— begin Records shown —
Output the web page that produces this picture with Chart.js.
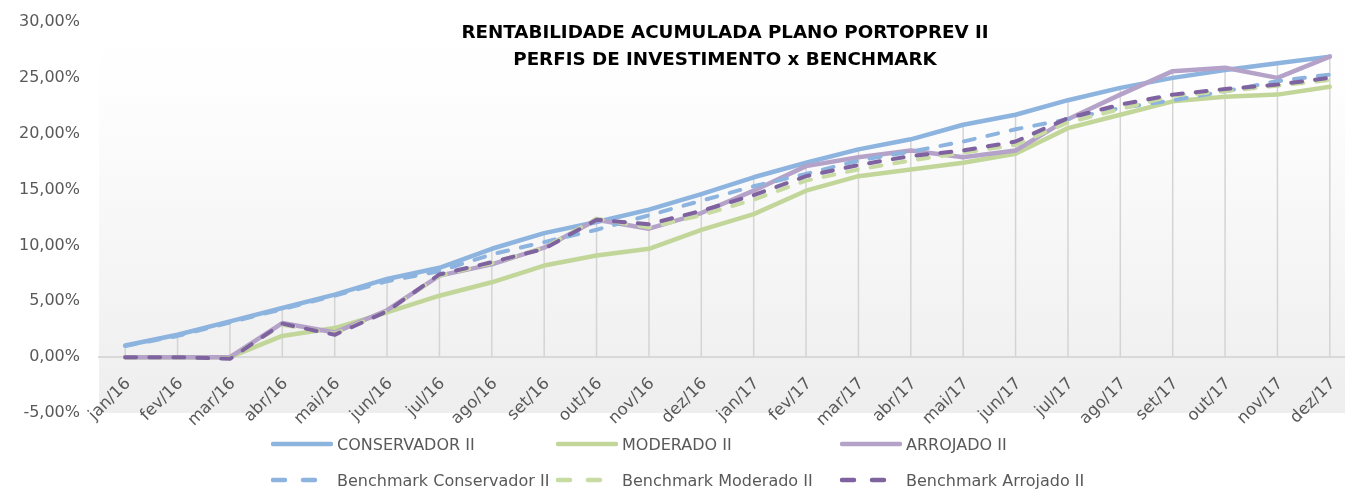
<!DOCTYPE html>
<html>
<head>
<meta charset="utf-8">
<script src="https://cdn.jsdelivr.net/npm/chart.js@4.4.0/dist/chart.umd.min.js"></script>
<style>
  body { margin: 0; overflow: hidden; background: #fff; width: 1345px; height: 490px; }
  #wrap { position: relative; width: 1360px; height: 490px; }
  #title { position: absolute; left: 425px; top: 18px; width: 600px; text-align: center;
           font: bold 18.3px "DejaVu Sans"; line-height: 27px; color: #000; }
  .item { position: absolute; height: 20px; display: flex; align-items: center;
          font: 16px "DejaVu Sans"; color: #595959; white-space: nowrap; }
  .item svg { margin-right: 4px; }
</style>
</head>
<body>
<div id="wrap">
  <canvas id="chart" width="1360" height="490"></canvas>
  <div id="title">RENTABILIDADE ACUMULADA PLANO PORTOPREV II<br>PERFIS DE INVESTIMENTO x BENCHMARK</div>
  <div id="legend"></div>
</div>
<script>
var labels = ['jan/16', 'fev/16', 'mar/16', 'abr/16', 'mai/16', 'jun/16', 'jul/16', 'ago/16', 'set/16', 'out/16', 'nov/16', 'dez/16',
              'jan/17', 'fev/17', 'mar/17', 'abr/17', 'mai/17', 'jun/17', 'jul/17', 'ago/17', 'set/17', 'out/17', 'nov/17', 'dez/17'];

var conservador = [1.04, 2.0, 3.2, 4.4, 5.6, 7.0, 8.0, 9.7, 11.1, 12.1, 13.2, 14.6, 16.1, 17.4, 18.6, 19.5, 20.8, 21.7, 23.0, 24.1, 25.0, 25.7, 26.3, 26.9];
var moderado = [0, 0, 0, 1.9, 2.6, 4.0, 5.5, 6.7, 8.2, 9.1, 9.7, 11.4, 12.8, 14.9, 16.2, 16.8, 17.4, 18.2, 20.5, 21.7, 22.9, 23.3, 23.5, 24.2];
var arrojado = [0, 0, 0, 3.05, 2.2, 4.2, 7.3, 8.3, 9.8, 12.3, 11.5, 12.9, 14.9, 17.1, 17.9, 18.5, 17.9, 18.5, 21.3, 23.5, 25.6, 25.9, 25.0, 26.9];
var benchConservador = [1.0, 1.9, 3.1, 4.3, 5.5, 6.8, 7.7, 9.2, 10.3, 11.4, 12.7, 14.0, 15.3, 16.4, 17.6, 18.4, 19.3, 20.4, 21.3, 22.3, 23.0, 23.8, 24.7, 25.3];
var benchModerado = [0, 0, -0.1, 2.9, 2.1, 4.1, 7.3, 8.4, 9.8, 12.4, 11.6, 12.7, 14.1, 15.8, 16.8, 17.6, 18.3, 19.0, 21.0, 22.2, 23.4, 23.8, 24.3, 24.8];
var benchArrojado = [0, 0, -0.15, 3.0, 2.0, 4.1, 7.4, 8.5, 9.7, 12.3, 11.9, 13.1, 14.5, 16.2, 17.2, 18.0, 18.5, 19.3, 21.4, 22.6, 23.5, 24.0, 24.4, 25.0];

var yTicks = [-5, 0, 5, 10, 15, 20, 25, 30];

var series = [
    { label: 'CONSERVADOR II', data: conservador, color: '#8db3df', dashed: false },
    { label: 'MODERADO II', data: moderado, color: '#c2d69a', dashed: false },
    { label: 'ARROJADO II', data: arrojado, color: '#b4a2c9', dashed: false },
    { label: 'Benchmark Conservador II', data: benchConservador, color: '#8db3df', dashed: true },
    { label: 'Benchmark Moderado II', data: benchModerado, color: '#c8dba2', dashed: true },
    { label: 'Benchmark Arrojado II', data: benchArrojado, color: '#7f63a1', dashed: true }
];

function pct(v) {
    return v.toFixed(2).replace('.', ',') + '%';
}

var plotDecor = {
    id: 'plotDecor',
    beforeDraw: function (chart) {
        var a = chart.chartArea;
        var ctx = chart.ctx;
        var g = ctx.createLinearGradient(0, a.top, 0, a.bottom);
        g.addColorStop(0, '#ffffff');
        g.addColorStop(0.15, '#fefefe');
        g.addColorStop(1, '#eeeeee');
        ctx.save();
        ctx.fillStyle = g;
        ctx.fillRect(a.left, a.top, a.right - a.left, a.bottom - a.top);
        ctx.restore();
    },
    beforeDatasetsDraw: function (chart) {
        // drop lines from the highest series down to the axis
        var x = chart.scales.x, y = chart.scales.y, ctx = chart.ctx;
        ctx.save();
        ctx.strokeStyle = '#d4d4d4';
        ctx.lineWidth = 1.5;
        for (var i = 0; i < labels.length; ++i) {
            var top = Math.max.apply(null, series.map(s => s.data[i]));
            var px = x.getPixelForValue(i);
            ctx.beginPath();
            ctx.moveTo(px, y.getPixelForValue(0));
            ctx.lineTo(px, y.getPixelForValue(top));
            ctx.stroke();
        }
        ctx.restore();
    }
};

var tickFont = { family: 'DejaVu Sans', size: 16 };

var chart = new Chart(document.getElementById('chart').getContext('2d'), {
    type: 'line',
    data: {
        labels: labels,
        datasets: series.map(function (s, i) {
            return {
                label: s.label,
                data: s.data,
                borderColor: s.color,
                backgroundColor: s.color,
                borderWidth: s.dashed ? 4 : 4.5,
                borderDash: s.dashed ? [11, 13] : [],
                borderCapStyle: 'round',
                borderJoinStyle: 'round',
                pointRadius: 0,
                tension: 0,
                fill: false,
                order: series.length - i
            };
        })
    },
    options: {
        responsive: false,
        animation: false,
        layout: { padding: { top: 22, bottom: 77, left: 0, right: 4 } },
        plugins: { legend: { display: false }, tooltip: { enabled: false } },
        scales: {
            x: {
                position: { y: 0 },
                offset: true,
                grid: { display: false, drawTicks: false },
                border: { display: true, color: '#d9d9d9', width: 2 },
                ticks: { autoSkip: false, minRotation: 45, maxRotation: 45, color: '#595959',
                         font: { family: 'DejaVu Sans', size: 16.5 }, padding: 17, labelOffset: 3 },
                afterFit: function (s) { s.height = 0; s.paddingLeft = 0; s.paddingRight = 0; }
            },
            y: {
                min: yTicks[0],
                max: yTicks[yTicks.length - 1],
                afterBuildTicks: function (s) { s.ticks = yTicks.map(v => ({ value: v })); },
                grid: { display: false, drawTicks: false },
                border: { display: false },
                ticks: { color: '#595959', font: tickFont, padding: 19, callback: pct },
                afterFit: function (s) { s.width = 99; s.paddingTop = 0; s.paddingBottom = 0; }
            }
        }
    },
    plugins: [plotDecor]
});

// legend in three columns, two rows
var legendCols = [271, 556, 840];
var legendRows = [444, 480];
var legend = document.getElementById('legend');
series.forEach(function (s, i) {
    var item = document.createElement('div');
    item.className = 'item';
    item.style.left = legendCols[i % 3] + 'px';
    item.style.top = (legendRows[Math.floor(i / 3)] - 10) + 'px';
    var dash = s.dashed ? ' stroke-dasharray="12 18"' : '';
    item.innerHTML = '<svg width="62" height="8"><line x1="2" y1="4" x2="60" y2="4" stroke="' + s.color +
        '" stroke-width="4.5" stroke-linecap="round"' + dash + '/></svg><span>' + s.label + '</span>';
    legend.appendChild(item);
});
</script>
</body>
</html>
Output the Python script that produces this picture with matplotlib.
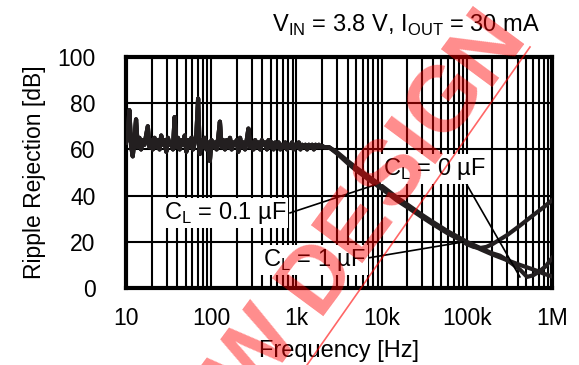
— end Records shown —
Retype each record exactly as it stands, but do not include the pictures.

Output the web page that produces this picture with Chart.js.
<!DOCTYPE html>
<html>
<head>
<meta charset="utf-8">
<script src="https://cdn.jsdelivr.net/npm/chart.js@4.4.0/dist/chart.umd.min.js"></script>
<style>
  body { margin: 0; overflow: hidden; background: #fff; width: 1345px; height: 490px; }
  #wrap { position: relative; width: 1360px; height: 490px; }
  #title { position: absolute; left: 425px; top: 18px; width: 600px; text-align: center;
           font: bold 18.3px "DejaVu Sans"; line-height: 27px; color: #000; }
  .item { position: absolute; height: 20px; display: flex; align-items: center;
          font: 16px "DejaVu Sans"; color: #595959; white-space: nowrap; }
  .item svg { margin-right: 4px; }
</style>
</head>
<body>
<div id="wrap">
  <canvas id="chart" width="1360" height="490"></canvas>
  <div id="title">RENTABILIDADE ACUMULADA PLANO PORTOPREV II<br>PERFIS DE INVESTIMENTO x BENCHMARK</div>
  <div id="legend"></div>
</div>
<script>
var labels = ['jan/16', 'fev/16', 'mar/16', 'abr/16', 'mai/16', 'jun/16', 'jul/16', 'ago/16', 'set/16', 'out/16', 'nov/16', 'dez/16',
              'jan/17', 'fev/17', 'mar/17', 'abr/17', 'mai/17', 'jun/17', 'jul/17', 'ago/17', 'set/17', 'out/17', 'nov/17', 'dez/17'];

var conservador = [1.04, 2.0, 3.2, 4.4, 5.6, 7.0, 8.0, 9.7, 11.1, 12.1, 13.2, 14.6, 16.1, 17.4, 18.6, 19.5, 20.8, 21.7, 23.0, 24.1, 25.0, 25.7, 26.3, 26.9];
var moderado = [0, 0, 0, 1.9, 2.6, 4.0, 5.5, 6.7, 8.2, 9.1, 9.7, 11.4, 12.8, 14.9, 16.2, 16.8, 17.4, 18.2, 20.5, 21.7, 22.9, 23.3, 23.5, 24.2];
var arrojado = [0, 0, 0, 3.05, 2.2, 4.2, 7.3, 8.3, 9.8, 12.3, 11.5, 12.9, 14.9, 17.1, 17.9, 18.5, 17.9, 18.5, 21.3, 23.5, 25.6, 25.9, 25.0, 26.9];
var benchConservador = [1.0, 1.9, 3.1, 4.3, 5.5, 6.8, 7.7, 9.2, 10.3, 11.4, 12.7, 14.0, 15.3, 16.4, 17.6, 18.4, 19.3, 20.4, 21.3, 22.3, 23.0, 23.8, 24.7, 25.3];
var benchModerado = [0, 0, -0.1, 2.9, 2.1, 4.1, 7.3, 8.4, 9.8, 12.4, 11.6, 12.7, 14.1, 15.8, 16.8, 17.6, 18.3, 19.0, 21.0, 22.2, 23.4, 23.8, 24.3, 24.8];
var benchArrojado = [0, 0, -0.15, 3.0, 2.0, 4.1, 7.4, 8.5, 9.7, 12.3, 11.9, 13.1, 14.5, 16.2, 17.2, 18.0, 18.5, 19.3, 21.4, 22.6, 23.5, 24.0, 24.4, 25.0];

var yTicks = [-5, 0, 5, 10, 15, 20, 25, 30];

var series = [
    { label: 'CONSERVADOR II', data: conservador, color: '#8db3df', dashed: false },
    { label: 'MODERADO II', data: moderado, color: '#c2d69a', dashed: false },
    { label: 'ARROJADO II', data: arrojado, color: '#b4a2c9', dashed: false },
    { label: 'Benchmark Conservador II', data: benchConservador, color: '#8db3df', dashed: true },
    { label: 'Benchmark Moderado II', data: benchModerado, color: '#c8dba2', dashed: true },
    { label: 'Benchmark Arrojado II', data: benchArrojado, color: '#7f63a1', dashed: true }
];

function pct(v) {
    return v.toFixed(2).replace('.', ',') + '%';
}

var plotDecor = {
    id: 'plotDecor',
    beforeDraw: function (chart) {
        var a = chart.chartArea;
        var ctx = chart.ctx;
        var g = ctx.createLinearGradient(0, a.top, 0, a.bottom);
        g.addColorStop(0, '#ffffff');
        g.addColorStop(0.15, '#fefefe');
        g.addColorStop(1, '#eeeeee');
        ctx.save();
        ctx.fillStyle = g;
        ctx.fillRect(a.left, a.top, a.right - a.left, a.bottom - a.top);
        ctx.restore();
    },
    beforeDatasetsDraw: function (chart) {
        // drop lines from the highest series down to the axis
        var x = chart.scales.x, y = chart.scales.y, ctx = chart.ctx;
        ctx.save();
        ctx.strokeStyle = '#d4d4d4';
        ctx.lineWidth = 1.5;
        for (var i = 0; i < labels.length; ++i) {
            var top = Math.max.apply(null, series.map(s => s.data[i]));
            var px = x.getPixelForValue(i);
            ctx.beginPath();
            ctx.moveTo(px, y.getPixelForValue(0));
            ctx.lineTo(px, y.getPixelForValue(top));
            ctx.stroke();
        }
        ctx.restore();
    }
};

var tickFont = { family: 'DejaVu Sans', size: 16 };

var chart = new Chart(document.getElementById('chart').getContext('2d'), {
    type: 'line',
    data: {
        labels: labels,
        datasets: series.map(function (s, i) {
            return {
                label: s.label,
                data: s.data,
                borderColor: s.color,
                backgroundColor: s.color,
                borderWidth: s.dashed ? 4 : 4.5,
                borderDash: s.dashed ? [11, 13] : [],
                borderCapStyle: 'round',
                borderJoinStyle: 'round',
                pointRadius: 0,
                tension: 0,
                fill: false,
                order: series.length - i
            };
        })
    },
    options: {
        responsive: false,
        animation: false,
        layout: { padding: { top: 22, bottom: 77, left: 0, right: 4 } },
        plugins: { legend: { display: false }, tooltip: { enabled: false } },
        scales: {
            x: {
                position: { y: 0 },
                offset: true,
                grid: { display: false, drawTicks: false },
                border: { display: true, color: '#d9d9d9', width: 2 },
                ticks: { autoSkip: false, minRotation: 45, maxRotation: 45, color: '#595959',
                         font: { family: 'DejaVu Sans', size: 16.5 }, padding: 17, labelOffset: 3 },
                afterFit: function (s) { s.height = 0; s.paddingLeft = 0; s.paddingRight = 0; }
            },
            y: {
                min: yTicks[0],
                max: yTicks[yTicks.length - 1],
                afterBuildTicks: function (s) { s.ticks = yTicks.map(v => ({ value: v })); },
                grid: { display: false, drawTicks: false },
                border: { display: false },
                ticks: { color: '#595959', font: tickFont, padding: 19, callback: pct },
                afterFit: function (s) { s.width = 99; s.paddingTop = 0; s.paddingBottom = 0; }
            }
        }
    },
    plugins: [plotDecor]
});

// legend in three columns, two rows
var legendCols = [271, 556, 840];
var legendRows = [444, 480];
var legend = document.getElementById('legend');
series.forEach(function (s, i) {
    var item = document.createElement('div');
    item.className = 'item';
    item.style.left = legendCols[i % 3] + 'px';
    item.style.top = (legendRows[Math.floor(i / 3)] - 10) + 'px';
    var dash = s.dashed ? ' stroke-dasharray="12 18"' : '';
    item.innerHTML = '<svg width="62" height="8"><line x1="2" y1="4" x2="60" y2="4" stroke="' + s.color +
        '" stroke-width="4.5" stroke-linecap="round"' + dash + '/></svg><span>' + s.label + '</span>';
    legend.appendChild(item);
});
</script>
</body>
</html>
Output the Python script that produces this picture with matplotlib.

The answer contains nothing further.